◆ DIRECTIONS FOR THIS TASK
Leave the pictures out and copy exactly the lines from the line containing "Clone this chart in matplotlib." to the line containing "ax = fig.add_axes([90", both lines included.
begin
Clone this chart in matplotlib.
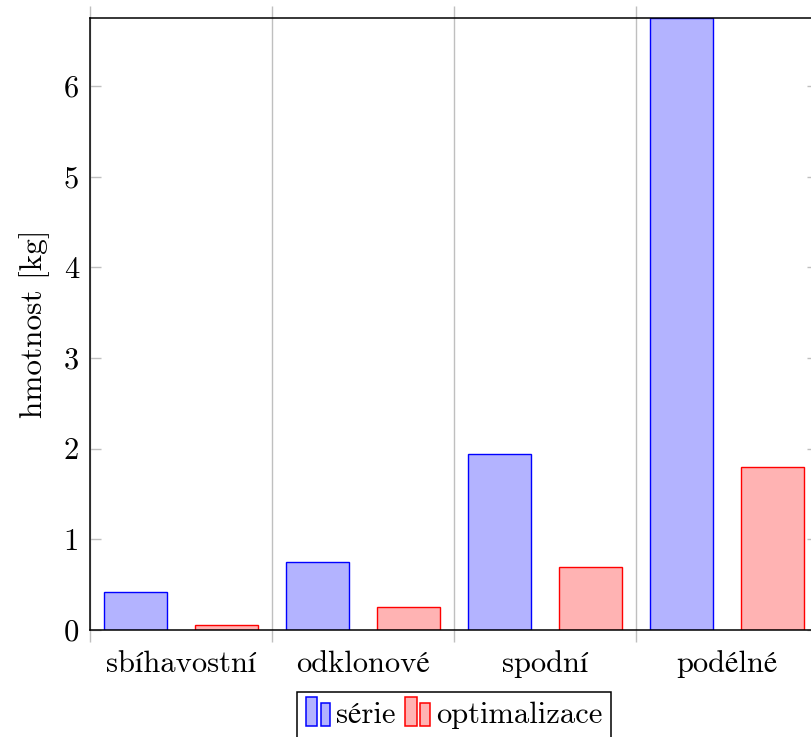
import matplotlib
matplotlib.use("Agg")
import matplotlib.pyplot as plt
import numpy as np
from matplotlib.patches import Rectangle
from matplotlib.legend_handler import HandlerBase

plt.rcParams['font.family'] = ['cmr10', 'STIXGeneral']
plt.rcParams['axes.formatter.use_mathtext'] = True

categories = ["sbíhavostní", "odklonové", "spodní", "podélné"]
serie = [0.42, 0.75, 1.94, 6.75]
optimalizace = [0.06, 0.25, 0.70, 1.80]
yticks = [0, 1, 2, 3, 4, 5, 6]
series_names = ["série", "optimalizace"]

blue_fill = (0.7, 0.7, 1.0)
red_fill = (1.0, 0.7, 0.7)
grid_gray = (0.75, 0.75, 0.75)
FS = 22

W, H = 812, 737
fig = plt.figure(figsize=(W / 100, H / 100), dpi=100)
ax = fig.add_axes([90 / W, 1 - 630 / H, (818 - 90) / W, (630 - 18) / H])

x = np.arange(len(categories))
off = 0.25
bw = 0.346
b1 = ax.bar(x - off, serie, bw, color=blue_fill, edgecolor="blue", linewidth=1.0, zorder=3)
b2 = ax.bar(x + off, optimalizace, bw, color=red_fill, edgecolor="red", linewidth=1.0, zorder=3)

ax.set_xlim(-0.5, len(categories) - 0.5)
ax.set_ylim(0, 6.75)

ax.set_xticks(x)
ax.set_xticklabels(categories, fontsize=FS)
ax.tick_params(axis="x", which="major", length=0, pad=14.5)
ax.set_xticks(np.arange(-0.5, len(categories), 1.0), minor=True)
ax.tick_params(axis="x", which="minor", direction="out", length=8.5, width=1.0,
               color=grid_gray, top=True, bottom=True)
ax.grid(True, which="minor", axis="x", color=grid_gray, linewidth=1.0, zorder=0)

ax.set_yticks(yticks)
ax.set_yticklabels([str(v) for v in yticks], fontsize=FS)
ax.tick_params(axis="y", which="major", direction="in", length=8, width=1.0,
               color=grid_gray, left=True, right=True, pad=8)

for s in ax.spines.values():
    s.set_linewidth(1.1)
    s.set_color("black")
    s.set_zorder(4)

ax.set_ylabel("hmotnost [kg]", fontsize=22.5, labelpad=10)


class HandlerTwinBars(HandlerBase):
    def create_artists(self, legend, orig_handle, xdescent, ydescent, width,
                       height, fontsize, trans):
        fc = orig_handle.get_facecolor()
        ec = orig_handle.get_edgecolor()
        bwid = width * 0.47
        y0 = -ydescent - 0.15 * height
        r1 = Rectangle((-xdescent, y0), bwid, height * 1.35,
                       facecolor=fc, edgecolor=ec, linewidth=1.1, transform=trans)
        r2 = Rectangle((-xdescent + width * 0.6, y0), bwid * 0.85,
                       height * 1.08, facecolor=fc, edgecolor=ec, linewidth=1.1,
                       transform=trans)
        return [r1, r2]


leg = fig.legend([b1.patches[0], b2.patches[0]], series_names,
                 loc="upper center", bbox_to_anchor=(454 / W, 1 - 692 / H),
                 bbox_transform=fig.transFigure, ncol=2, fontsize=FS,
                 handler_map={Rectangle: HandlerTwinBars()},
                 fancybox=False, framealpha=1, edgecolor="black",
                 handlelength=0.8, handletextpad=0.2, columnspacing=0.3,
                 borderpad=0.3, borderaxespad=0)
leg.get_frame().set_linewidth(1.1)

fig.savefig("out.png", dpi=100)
end
begin
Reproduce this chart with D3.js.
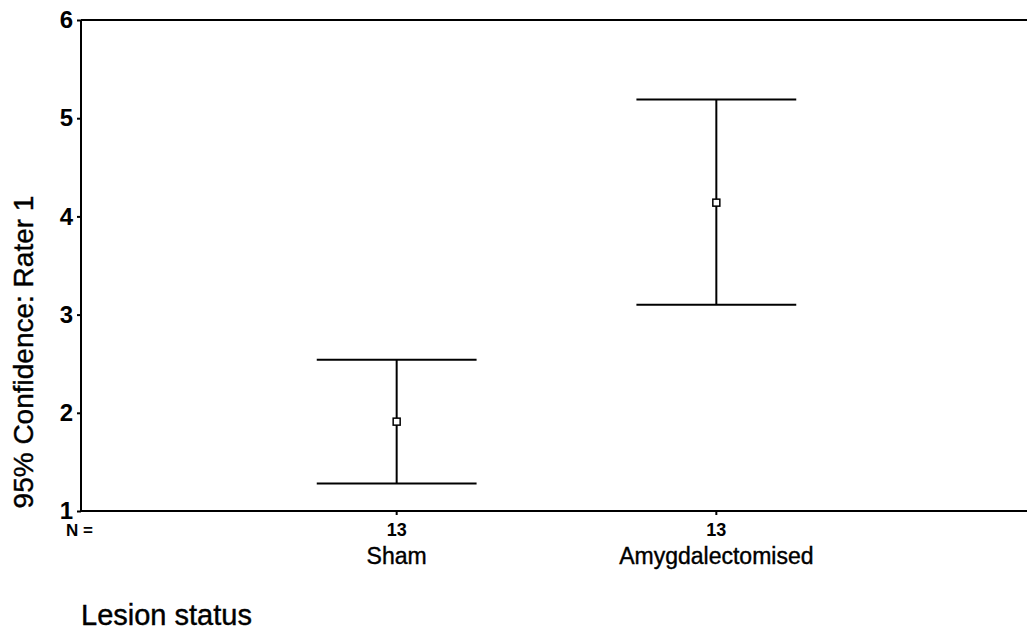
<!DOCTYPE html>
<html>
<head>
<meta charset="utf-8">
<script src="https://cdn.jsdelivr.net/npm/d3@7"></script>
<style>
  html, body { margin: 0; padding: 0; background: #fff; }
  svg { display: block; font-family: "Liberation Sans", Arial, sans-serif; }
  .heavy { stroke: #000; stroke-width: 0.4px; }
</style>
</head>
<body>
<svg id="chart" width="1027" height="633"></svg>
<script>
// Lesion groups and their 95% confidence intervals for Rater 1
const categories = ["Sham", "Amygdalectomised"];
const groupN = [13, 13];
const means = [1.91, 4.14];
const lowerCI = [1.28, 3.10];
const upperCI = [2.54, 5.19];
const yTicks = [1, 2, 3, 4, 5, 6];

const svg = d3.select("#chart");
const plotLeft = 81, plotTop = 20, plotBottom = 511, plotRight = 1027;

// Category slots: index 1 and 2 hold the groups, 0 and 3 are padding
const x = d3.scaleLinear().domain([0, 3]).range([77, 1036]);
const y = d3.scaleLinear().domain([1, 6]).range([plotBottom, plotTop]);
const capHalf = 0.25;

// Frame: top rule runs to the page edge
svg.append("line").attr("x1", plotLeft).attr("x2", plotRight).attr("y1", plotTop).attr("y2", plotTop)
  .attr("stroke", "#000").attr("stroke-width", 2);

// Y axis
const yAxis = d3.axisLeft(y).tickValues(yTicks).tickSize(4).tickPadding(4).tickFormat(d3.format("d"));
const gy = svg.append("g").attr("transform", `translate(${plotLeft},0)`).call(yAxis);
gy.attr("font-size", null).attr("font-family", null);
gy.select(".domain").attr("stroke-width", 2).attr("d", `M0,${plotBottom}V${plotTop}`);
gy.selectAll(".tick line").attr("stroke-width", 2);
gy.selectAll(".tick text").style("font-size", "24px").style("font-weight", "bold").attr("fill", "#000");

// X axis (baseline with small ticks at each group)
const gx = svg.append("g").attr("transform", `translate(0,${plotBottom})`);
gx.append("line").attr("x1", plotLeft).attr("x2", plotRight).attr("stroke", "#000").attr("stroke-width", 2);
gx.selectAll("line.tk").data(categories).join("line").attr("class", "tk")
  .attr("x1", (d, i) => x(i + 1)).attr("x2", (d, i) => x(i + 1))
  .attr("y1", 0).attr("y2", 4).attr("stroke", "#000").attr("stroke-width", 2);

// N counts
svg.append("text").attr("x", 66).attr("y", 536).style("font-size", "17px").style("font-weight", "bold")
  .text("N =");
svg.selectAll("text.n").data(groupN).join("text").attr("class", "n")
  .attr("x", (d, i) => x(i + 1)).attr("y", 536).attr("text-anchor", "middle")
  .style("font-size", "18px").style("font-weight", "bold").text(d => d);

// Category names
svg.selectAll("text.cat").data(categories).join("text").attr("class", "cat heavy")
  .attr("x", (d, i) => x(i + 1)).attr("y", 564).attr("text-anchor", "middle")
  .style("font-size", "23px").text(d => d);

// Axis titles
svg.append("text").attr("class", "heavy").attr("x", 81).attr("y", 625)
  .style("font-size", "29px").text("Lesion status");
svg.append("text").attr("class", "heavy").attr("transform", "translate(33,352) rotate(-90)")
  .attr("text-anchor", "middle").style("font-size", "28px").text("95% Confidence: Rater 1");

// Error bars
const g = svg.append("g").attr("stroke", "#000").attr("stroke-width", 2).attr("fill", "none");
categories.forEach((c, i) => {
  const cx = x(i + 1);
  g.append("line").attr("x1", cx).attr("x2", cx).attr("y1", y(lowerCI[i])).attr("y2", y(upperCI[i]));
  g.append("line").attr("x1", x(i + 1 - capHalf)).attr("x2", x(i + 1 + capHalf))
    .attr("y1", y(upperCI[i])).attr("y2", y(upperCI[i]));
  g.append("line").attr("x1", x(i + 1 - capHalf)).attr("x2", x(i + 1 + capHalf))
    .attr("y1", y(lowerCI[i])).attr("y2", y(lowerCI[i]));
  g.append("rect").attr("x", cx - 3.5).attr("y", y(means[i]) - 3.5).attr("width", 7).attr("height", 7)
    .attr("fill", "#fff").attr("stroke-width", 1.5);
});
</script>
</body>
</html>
end
begin
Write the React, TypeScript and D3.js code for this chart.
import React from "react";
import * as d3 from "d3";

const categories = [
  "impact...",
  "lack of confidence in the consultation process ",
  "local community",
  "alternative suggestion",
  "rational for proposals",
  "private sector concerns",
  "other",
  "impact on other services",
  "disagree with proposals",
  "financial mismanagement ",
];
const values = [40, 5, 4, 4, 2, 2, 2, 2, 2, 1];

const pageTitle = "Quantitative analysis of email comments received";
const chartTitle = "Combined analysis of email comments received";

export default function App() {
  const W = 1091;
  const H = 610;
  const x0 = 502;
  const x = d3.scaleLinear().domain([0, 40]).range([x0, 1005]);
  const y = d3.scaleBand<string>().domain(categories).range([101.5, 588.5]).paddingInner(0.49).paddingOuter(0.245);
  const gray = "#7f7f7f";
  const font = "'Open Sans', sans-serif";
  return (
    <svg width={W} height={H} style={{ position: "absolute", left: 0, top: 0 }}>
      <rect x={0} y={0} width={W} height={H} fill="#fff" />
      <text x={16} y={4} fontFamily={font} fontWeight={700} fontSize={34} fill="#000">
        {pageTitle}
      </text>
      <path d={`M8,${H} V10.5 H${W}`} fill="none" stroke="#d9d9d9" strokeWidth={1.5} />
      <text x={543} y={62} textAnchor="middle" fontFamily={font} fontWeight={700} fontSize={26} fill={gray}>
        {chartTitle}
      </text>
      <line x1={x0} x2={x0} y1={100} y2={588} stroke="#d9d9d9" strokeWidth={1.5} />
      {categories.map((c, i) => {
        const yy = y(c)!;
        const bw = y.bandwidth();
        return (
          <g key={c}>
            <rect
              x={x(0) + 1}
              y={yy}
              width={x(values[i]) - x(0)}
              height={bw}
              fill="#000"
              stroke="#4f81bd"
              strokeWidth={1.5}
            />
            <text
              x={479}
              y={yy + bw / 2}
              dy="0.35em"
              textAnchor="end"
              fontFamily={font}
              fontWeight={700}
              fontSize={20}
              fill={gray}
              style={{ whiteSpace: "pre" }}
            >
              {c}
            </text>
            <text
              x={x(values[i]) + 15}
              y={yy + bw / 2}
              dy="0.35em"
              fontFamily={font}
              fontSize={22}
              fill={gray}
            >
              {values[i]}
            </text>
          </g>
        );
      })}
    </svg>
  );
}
end
◆ EXERCISE OUTPUT
Clone this chart in matplotlib.
import matplotlib
matplotlib.use("Agg")
import matplotlib.pyplot as plt
import numpy as np
from matplotlib.patches import Rectangle
from matplotlib.legend_handler import HandlerBase

plt.rcParams['font.family'] = ['cmr10', 'STIXGeneral']
plt.rcParams['axes.formatter.use_mathtext'] = True

categories = ["sbíhavostní", "odklonové", "spodní", "podélné"]
serie = [0.42, 0.75, 1.94, 6.75]
optimalizace = [0.06, 0.25, 0.70, 1.80]
yticks = [0, 1, 2, 3, 4, 5, 6]
series_names = ["série", "optimalizace"]

blue_fill = (0.7, 0.7, 1.0)
red_fill = (1.0, 0.7, 0.7)
grid_gray = (0.75, 0.75, 0.75)
FS = 22

W, H = 812, 737
fig = plt.figure(figsize=(W / 100, H / 100), dpi=100)
ax = fig.add_axes([90 / W, 1 - 630 / H, (818 - 90) / W, (630 - 18) / H])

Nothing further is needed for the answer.